Coal industry folks and their political supporters sometimes make “clean coal” (whatever that is) and the capture of coal’s greenhouse gas emissions sound pretty easy. Take West Virginia Gov. Joe Manchin, for instance, who in announcing American Electric Power’s plans for a coal gasification plant in Mason County (one without carbon capture and storage technology, yet) said:

As one of the first commercial scale coal gasification projects, this proposed plant will allow us to lead the nation in the development of clean coal technology for power generation. Plus, coal gasification technology offers future opportunities to produce clean liquid fuels and chemical feedstock for other industries.

IGCC technology allows us to continue using our state’s coal resources in an environmentally responsible way. With IGCC, we’ll have a cleaner environment. An IGCC power plant efficiently reduces and removes sulfur dioxide, nitrogen oxides, particulates and mercury from plant emissions. IGCC plants offer opportunity for more efficient, less costly carbon capture for disposal in deep geologic formations.

Well, that plant is kind of on the back burner, at least for now — one sign of how all of this stuff isn’t as easy as the politicians and industry PR agents make it sound.  But one thing AEP has begun to do more of is provide some straight talk about the huge hurdles ahead if the coal industry is going to remain viable in a carbon-constrained world.

Take the testimony yesterday to a House committee by Gary O. Spitznogle, AEP’s manager of IGCC and CCS Engineering. Among other things, Spitznolge declared:

The Congress and indeed all Americans must come to recognize the gigantic undertaking and significant sacrifices that this enterprise is likely to require. It is unrealistic to assume, and wrong to argue, that the market will magically respond simply by the imposition of stringent CO2 controls on our economy.

In his testimony, Spitznogle says that AEP thinks that “2020 is the earliest date when a reliable commercial-scale carbon capture system will be available to be deployed across the industry.”

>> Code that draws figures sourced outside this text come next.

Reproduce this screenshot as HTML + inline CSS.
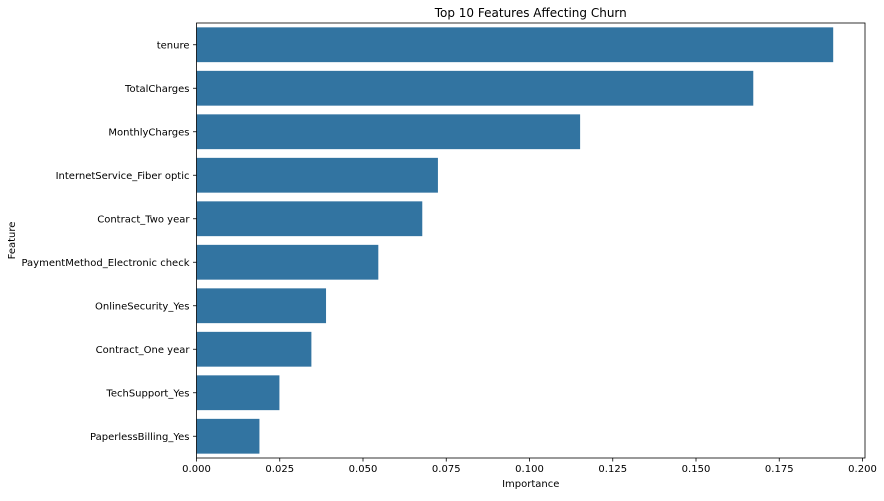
<!DOCTYPE html>
<html><head><meta charset="utf-8"><style>
body{margin:0;background:#fff;font-family:"Liberation Sans","DejaVu Sans",sans-serif;}
svg text{font-family:"DejaVu Sans","Liberation Sans",sans-serif;fill:#000;}
</style></head><body>
<svg id="chart" width="884" height="496" xmlns="http://www.w3.org/2000/svg"></svg>
<script>
const categories = ["tenure","TotalCharges","MonthlyCharges","InternetService_Fiber optic","Contract_Two year","PaymentMethod_Electronic check","OnlineSecurity_Yes","Contract_One year","TechSupport_Yes","PaperlessBilling_Yes"];
const importances = [0.1912,0.1672,0.1152,0.0725,0.0678,0.0546,0.0389,0.0345,0.0249,0.0189];
const xTicks = [0,0.025,0.05,0.075,0.1,0.125,0.15,0.175,0.2];
const xTickLabels = ["0.000","0.025","0.050","0.075","0.100","0.125","0.150","0.175","0.200"];

const svg = document.getElementById('chart');
const NS = "http://www.w3.org/2000/svg";
const L = 196.5, R = 865, T = 23, B = 458;
const xScale = v => L + v * 3330;
const band = (B - T) / categories.length;
const yCenter = i => T + band * (i + 0.5);
function mk(tag, attrs, text){
  const e = document.createElementNS(NS, tag);
  for (const k in attrs) e.setAttribute(k, attrs[k]);
  if (text !== undefined) e.textContent = text;
  svg.appendChild(e);
  return e;
}
categories.forEach((c, i) => {
  const r = mk('rect', {x: xScale(0), y: yCenter(i) - band*0.4, width: xScale(importances[i]) - xScale(0), height: band*0.8, fill: '#3274a1'});
  
  
  const t = mk('line', {x1: L - 3.5, x2: L, y1: yCenter(i), y2: yCenter(i), stroke: '#000', 'stroke-width': 0.8});
  
  
  const lb = mk('text', {x: L - 7, y: yCenter(i) + 3.5, 'text-anchor': 'end', 'font-size': 10}, c);
  
  
});
xTicks.forEach((v, i) => {
  const t = mk('line', {x1: xScale(v), x2: xScale(v), y1: B, y2: B + 3.5, stroke: '#000', 'stroke-width': 0.8});
  
  
  const lb = mk('text', {x: xScale(v), y: B + 14, 'text-anchor': 'middle', 'font-size': 10}, xTickLabels[i]);
  
  
});
const frame = mk('rect', {x: L, y: T, width: R - L, height: B - T, fill: 'none', stroke: '#000', 'stroke-width': 0.8});


const title = mk('text', {x: (L + R) / 2, y: 17, 'text-anchor': 'middle', 'font-size': 12}, 'Top 10 Features Affecting Churn');


const xt = mk('text', {x: (L + R) / 2, y: 487, 'text-anchor': 'middle', 'font-size': 10}, 'Importance');


const yt = mk('text', {x: 0, y: 0, 'text-anchor': 'middle', 'font-size': 10, transform: 'translate(15,' + ((T + B) / 2) + ') rotate(-90)'}, 'Feature');


</script>
</body></html>
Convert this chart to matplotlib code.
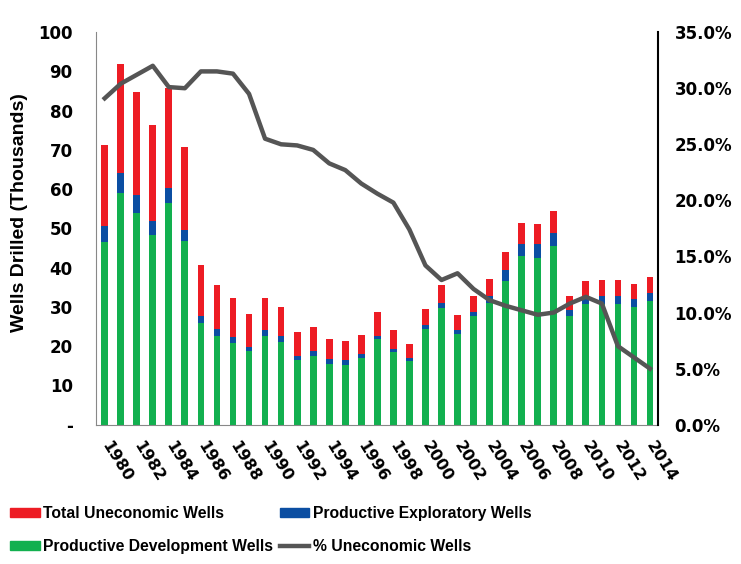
import matplotlib
matplotlib.use("Agg")
import matplotlib.pyplot as plt
import numpy as np
from matplotlib.patches import Patch
from matplotlib.lines import Line2D

plt.rcParams["font.family"] = ["Liberation Sans", "DejaVu Sans"]
plt.rcParams["font.weight"] = "bold"

years = list(range(1980, 2015))
# thousands of wells
development = [46.6, 58.9, 54.0, 48.3, 56.6, 46.8, 26.0, 22.7, 20.8, 18.7,
               22.6, 21.0, 16.5, 17.6, 15.5, 15.3, 17.0, 21.8, 18.6, 16.3,
               24.3, 29.7, 23.2, 27.6, 30.9, 36.7, 43.1, 42.4, 45.6, 27.6,
               30.8, 30.8, 30.8, 30.0, 31.6]
exploratory = [3.9, 5.1, 4.5, 3.7, 3.6, 2.8, 1.8, 1.7, 1.5, 1.2,
               1.6, 1.5, 1.1, 1.1, 1.3, 1.1, 1.0, 0.9, 0.8, 0.7,
               1.0, 1.3, 1.0, 1.2, 2.0, 2.7, 2.9, 3.6, 3.2, 1.7,
               1.9, 2.0, 2.1, 2.1, 1.9]
uneconomic = [20.7, 28.0, 26.3, 24.3, 25.5, 21.2, 12.9, 11.2, 10.1, 8.3,
              8.2, 7.4, 6.0, 6.2, 5.1, 4.9, 4.9, 6.0, 4.8, 3.6,
              4.1, 4.6, 3.8, 4.1, 4.2, 4.7, 5.5, 5.1, 5.6, 3.6,
              3.9, 4.1, 4.0, 3.7, 4.1]
pct_uneconomic = [29.1, 30.4, 31.2, 32.0, 30.1, 30.0, 31.5, 31.5, 31.3, 29.5,
                  25.5, 25.0, 24.9, 24.5, 23.3, 22.7, 21.5, 20.6, 19.8, 17.4,
                  14.2, 12.9, 13.5, 12.1, 11.1, 10.6, 10.2, 9.8, 10.0, 10.8,
                  11.4, 10.8, 7.0, 6.0, 5.0]

red = "#ED1C24"
blue = "#0B4EA2"
green = "#12B04F"
grey = "#555555"
tick_font = {"family": ["DejaVu Sans"], "weight": "bold", "size": 12}

x = np.arange(len(years))
dev = np.array(development)
exp_ = np.array(exploratory)
une = np.array(uneconomic)

fig = plt.figure(figsize=(7.41, 5.64), dpi=100)
ax = fig.add_axes([0.130, 0.247, 0.758, 0.696])

w = 0.42
ax.bar(x, dev, w, color=green, linewidth=0)
ax.bar(x, exp_, w, bottom=dev, color=blue, linewidth=0)
ax.bar(x, une, w, bottom=dev + exp_, color=red, linewidth=0)

ax.set_xlim(-0.52, len(years) - 0.5)
ax.set_ylim(0, 100)
ax.set_yticks(np.arange(0, 101, 10))
ax.set_yticklabels(["-"] + [str(v) for v in range(10, 101, 10)], fontdict=tick_font)
ax.tick_params(axis="y", length=0, pad=17)
ax.set_xticks(x[::2])
ax.set_xticklabels([str(y) for y in years[::2]], rotation=-58, ha="left",
                   va="center", rotation_mode="anchor",
                   fontdict={**tick_font, "size": 11.5})
ax.tick_params(axis="x", length=0, pad=13)
ax.set_ylabel("Wells Drilled (Thousands)", fontsize=14, fontweight="bold")
ax.yaxis.set_label_coords(-0.122, 0.54)
for s in ["top", "right"]:
    ax.spines[s].set_visible(False)
ax.spines["left"].set_color("#888888")
ax.spines["bottom"].set_color("#888888")

ax2 = ax.twinx()
ax2.plot(x, pct_uneconomic, color=grey, linewidth=3.2, solid_joinstyle="round")
ax2.set_ylim(0, 35)
ax2.set_yticks(np.arange(0, 36, 5))
ax2.set_yticklabels([f"{v:.1f}%" for v in np.arange(0, 36, 5)], fontdict=tick_font)
ax2.tick_params(axis="y", length=0, pad=12)
ax2.spines["top"].set_visible(False)
ax2.spines["left"].set_visible(False)
ax2.spines["bottom"].set_visible(False)
ax2.spines["right"].set_color("black")
ax2.spines["right"].set_linewidth(1.5)

handles = [
    Patch(color=red),
    Patch(color=green),
    Patch(color=blue),
    Line2D([], [], color=grey, linewidth=3.2),
]
labels = ["Total Uneconomic Wells", "Productive Development Wells",
          "Productive Exploratory Wells", "% Uneconomic Wells"]
fig.legend(handles, labels, ncol=2, loc="lower left", bbox_to_anchor=(-0.005, -0.007),
           frameon=False, prop={"family": "Liberation Sans", "weight": "bold", "size": 11.3},
           handlelength=1.9, handleheight=0.5, handletextpad=0.2,
           columnspacing=0.4, labelspacing=1.15)

fig.savefig("out.png", dpi=100)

But his testimony, to the House Select Committee on Energy Independence and Global Warming, also spells out pretty clearly the challenges ahead for the coal industry and coal-fired utilities …

First, consider the much-touted CCS test project at AEP’s Mountaineer Power Plant in New Haven, W.Va. AEP is hoping the project works, because it uses a Chilled Ammonia Process to capture the CO2 emissions. This technology, the industry hopes, is not as costly as other processes and doesn’t suck up so much of a plant’s power.

But, Spitznogle  explains, the test project currently is set up on a 20-megawatt scale on the 1,300-megawatt Mountaineer Plant. If it works well, then AEP hopes after about five years to expand to a separate, 230-MW unit at the same site. That’s still a small percentage of the entire plant’s CO2 emissions.

Now, what are the other challenges?

Well, as Spitznogle explained, other CCS technology, such as that using monoethanolamine (MEA), is expected to increase the cost of electricity by 60 to 70 percent. Even the newer Chilled Ammonia system “will require significant amounts of energy and therefore result in higher costs for coal-fueled electricity,” he said.

If the Chilled Ammonia doesn’t work, though, AEP believes utilities will have little choice but to retrofit their existing fleets of plants with MEA technology. Not a good, option, he says:

The energy consumed by this conventional technology, at high capture levels, would result in the loss of approximately one third of a generating unit’s power output. This means a typical 600 MW generating station would be able to deliver only 400 MW of electricity to the grid after being retrofit with current CCS technology.

In addition, physical placement of CCS technology “will be a constraint at many existing power stations,” AEP believes:

As a rule of thumb, the capture system, on a per-megawatt basis, will require a real estate footprint equivalent to the existing generating plant.  In other words, it is likely that the installation of a system to treat the entire plant flue gas output would double the land space occupied. Some plants can accommodate this requirement, but many plants cannot. Consequently, companies may be able to deploy CO2 capture systems on only a portion of a plant’s output due to siting constraints.

And where would the CO2 go? Well, the supply of CO2 from the power generation industry will quickly overwhelm the demand for Enhanced Oil Recovery, or EOR, where the CO2 is used to increase recover of oil and gas drilling operations.

In short order, CO2 will have to be permanently sequestered or stored in saline formations located many thousands of feet below the surface. The extent of available saline formations, injection pressure limitations, and ultimate capacity are all factors that are currently the subject of intense study.

What’s the bottom line?

… The current state of CCS technology is not yet ready for wide-scale and large CO2 capture mandates.  Continued researcher, development and demonstration must be supported and is essential to make CCS technologies a reality.

Simply put, our nation cannot wait a decade or longer to begin the development and commercialization of advanced coal generation and carbon capture and sequestration technologies.